You don't think we'd be watching a movie about it 70 years later if that had happened, do you?  Since it's hard to imagine why you'd be watching if you didn't at least know who Welles was, Me and Orson Welles doesn't even bother to try generating suspense about the outcome of the crazy creative process that brought Caesar to the stage.  Instead, it winks at our knowledge that everything will work out and creates an infectious desire to do just what Richard does; finding a way to share, even if only for a moment, in something truly great.

The movie pivots on its Welles, and Christian McKay, who earlier played him onstage, is just about perfect.  He's got it all down:  the look, the voice, and most importantly the larger-than-life charisma that allowed him to get away with bouts of extreme egomania.  The film makes the excellent point that the egomania and the genius flowed from mostly the same place:  we watch him hijack a few moments of a radio play he's doing to insert a passage from The Magnificent Ambersons that proves to be its highlight, and when we finally see Caesar performed, we know he knew what he was talking about the whole time even if it did nothing but exasperate everyone else.  While the role isn't as showy or prominent, Tupper is similarly sensational as Joseph Cotton, nailing the man's look, speech and mannerisms while making him seem like just about the coolest guy ever.  Ben Chaplin is called upon to paint a more complex, less flattering, but ultimately delightful picture of George Coulouris, who spends the entire rehearsal process predicting doom before battling extreme stage fright and then nailing his part.  Leo Bill is a delight as the young Norman Lloyd, whose role as Cinna the Poet keeps getting cut and reinserted right up to the last minute.  Eddie Marsan doesn't have nearly the luck summoning John Houseman that Cary Elwes did in The Cradle Will Rock, but all-around, it's a truly splendid set of Mercury players.

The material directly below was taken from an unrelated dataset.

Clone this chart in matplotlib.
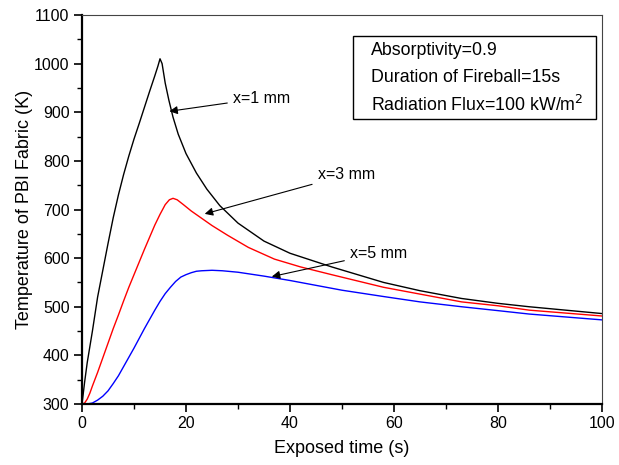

They are, of course, not the stars of Me and Orson Welles, but there is a certain benefit to having those legendary real-life people not be cheapened by the movie's central love story.  Efron, not so much playing his first adult role as appearing in his first adult movie, is fine as Richard, convincingly conveying both the brash excitement and secret fear of being a kid swimming in waters far deeper than he'd previously experienced, and Danes is appropriately clever and charming as the object of his affections.  But nothing that happens between them really matters until Welles gets involved, at which time Richard learns some hard lessons about the difference between being a kid and an adult, primarily that as an adult sometimes you just have to shut up and go with the flow.  Zoe Kazan has a few cute scenes as the girl Richard's got an actual shot with.

But the play's the thing here, and Linklater stages Julius Caesar with consummate skill, making the viewer feel like a member of both the cast and the audience.  Me and Orson Welles is among the best movies ever made about the process of putting a play together, so even if you don't geek out upon seeing the Mercury Players resurrected so convincingly, it's still a fine movie about the hard work that goes into genius.  I myself did geek out upon seeing it, a nice bonus.